Today’s digital economy is driven by innovation. The companies that are able to find new ways to serve their customers, often enabled by implementation of emerging technologies, are the ones best positioned to thrive.
However, the nimble approaches to product development and willingness to quickly shift business models to support innovation comes with significant risk. Corners cut in a rush to market can lead to compliance violations, data breaches and products that simply do not do what they are supposed to, doing long-term damage to companies’ reputations.
That is why it has become essential for organizations to prioritize digital trust as an essential foundation of their transformation projects. In a recent ISACA survey centered on digital trust, 97 percent of respondents say digital trust is important to digital transformation, with a combined 76 percent indicating it is “extremely” or “very” important.
While it is good news that industry professionally recognize that digital trust and digital transformation should go hand-in-hand, truly achieving digital trust remains a challenge. Consider that only one in five respondents say that their board of directors has identified digital trust as a priority and only 28 percent say they have complete understanding of how their job contributes to digital trust, and it is apparent there is much education still to be done.
An important baseline is for enterprise leaders to socialize a shared understanding of what digital trust means. ISACA considers digital trust to be the confidence in the integrity of the relationships, interactions and transactions among suppliers/providers and customers/consumers within an associated digital ecosystem.
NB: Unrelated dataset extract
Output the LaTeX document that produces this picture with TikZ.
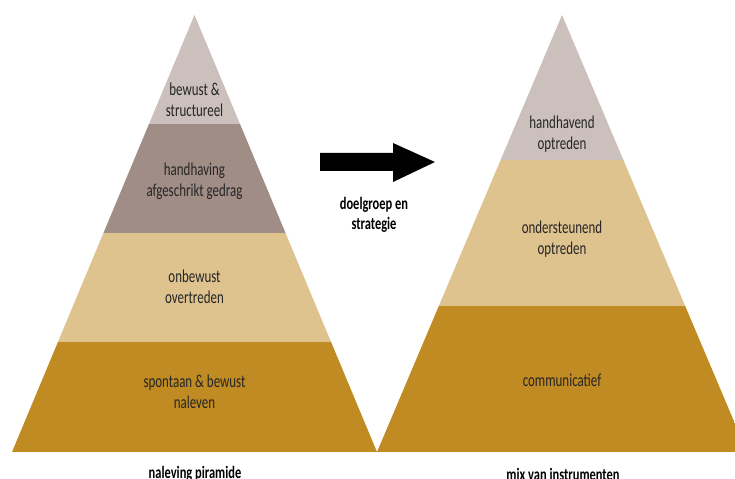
\documentclass[tikz,border=0pt]{standalone}
\usepackage{fontspec}
\setmainfont{Carlito}
\usepackage{xcolor}
\definecolor{topgrey}{HTML}{CBC0BC}
\definecolor{mauve}{HTML}{A08D86}
\definecolor{tan}{HTML}{DFC38F}
\definecolor{gold}{HTML}{C08B22}

\begin{document}
\begin{tikzpicture}[x=1bp,y=-1bp,
  lbl/.style={align=center,text=black!85,yscale=1.4,transform shape,font=\fontsize{13}{15}\selectfont},
  capt/.style={align=center,text=black,yscale=1.4,transform shape,font=\bfseries\fontsize{12.5}{14.5}\selectfont}]
\useasboundingbox (0,0) rectangle (735,479);
% left pyramid
\begin{scope}
\clip (194.5,15) -- (12,452) -- (377,452) -- cycle;
\fill[topgrey] (0,0) rectangle (400,124);
\fill[mauve] (0,124) rectangle (400,233);
\fill[tan] (0,233) rectangle (400,342);
\fill[gold] (0,342) rectangle (400,452);
\end{scope}
% right pyramid
\begin{scope}
\clip (562,15) -- (377,452) -- (747,452) -- cycle;
\fill[topgrey] (370,0) rectangle (760,160);
\fill[tan] (370,160) rectangle (760,306);
\fill[gold] (370,306) rectangle (760,452);
\end{scope}
% arrow
\fill[black] (320,153) -- (393,153) -- (393,143) -- (435,162) -- (393,182) -- (393,171) -- (320,171) -- cycle;
% labels
\node[lbl] (bewust) at (194.5,100) {bewust \&\\structureel};
\node[lbl] (handhaving) at (194.5,181) {handhaving\\afgeschrikt gedrag};
\node[lbl] (onbewust) at (194.5,287) {onbewust\\overtreden};
\node[lbl] (spontaan) at (194.5,392) {spontaan \& bewust\\naleven};
\node[lbl] (handhavend) at (562,134) {handhavend\\optreden};
\node[lbl] (ondersteunend) at (562,239) {ondersteunend\\optreden};
\node[lbl] (communicatief) at (562,380) {communicatief};
\node[capt] (doelgroep) at (374,215) {doelgroep en\\strategie};
\node[capt] (naleving) at (195,474) {naleving piramide};
\node[capt] (mix) at (563,474) {mix van instrumenten};
\end{tikzpicture}
\end{document}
While many people associate digital trust with cybersecurity and avoiding data breaches, digital trust is much more encompassing, also including aspects such as governance, privacy, audit, ethics, transparency and quality.
Simona Rollinson, ISACA’s chief operating officer, has spearheaded several technology-focused transformation projects in her career, including the recent implementation of a new association management system at ISACA. She emphasizes the critical connection between trust and successful transformation.
“Digital transformation strategy flips historical business delivery models into one that prioritizes digital engagement, digital interactions and the use of digital products and services,” Simona said. “Digital trust is critical to organizations as the number of organizations and customers engaging digitally rises. As such, business and technology leaders must ensure that the organization’s technology instills confidence, as when there is trust in customer interaction, customer satisfaction and business outcomes are improved.”
Many digital transformation projects fail when they are treated as one-off projects rather than part of a continuous journey. This is another reason digital trust, as an overarching North Star, can make digital transformation efforts more successful. Maintaining digital trust calls for an iterative process in which enterprises constantly evaluate their practices and adjust them when areas for improvement are identified. Regularly monitoring, auditing and measuring digital trust practices ensures that major organizational initiatives – such as technology-driven transformation projects – are responsibly and sustainably implemented.
A holistic digital trust mindset should underpin how organizations approach digital transformation. As Marco Vernocchi, Ernst & Young’s global chief data officer, said, “Trust is fundamental in a digital world. Given the ongoing and exponential growth of data, intelligence that can be trusted by customers, employees, business partners and regulators is a new condition for success. Trust creates confidence and accelerates the adoption of new digital experiences; scale creates business relevance and ultimately success. If you try adding trust on top of your business and operating models you end up with compliance, but if you build trust into them, you create sustainable value.”
Sustainable is such an important word as organizations consider their digital transformation objectives. The only way to reliably achieve success in the long-term in today’s digital economy is a cross-functional commitment to creating and preserving digital trust. As technologies such as artificial intelligence, blockchain and cloud platforms continue to mature, the imperative for organizations to recalibrate their business models to support rapid innovation will only increase. By viewing these transformation projects through the broader lens of digital trust, organizations will be able to attain one of the most elusive – and valuable – prizes in today’s volatile business environment: their customers’ trust.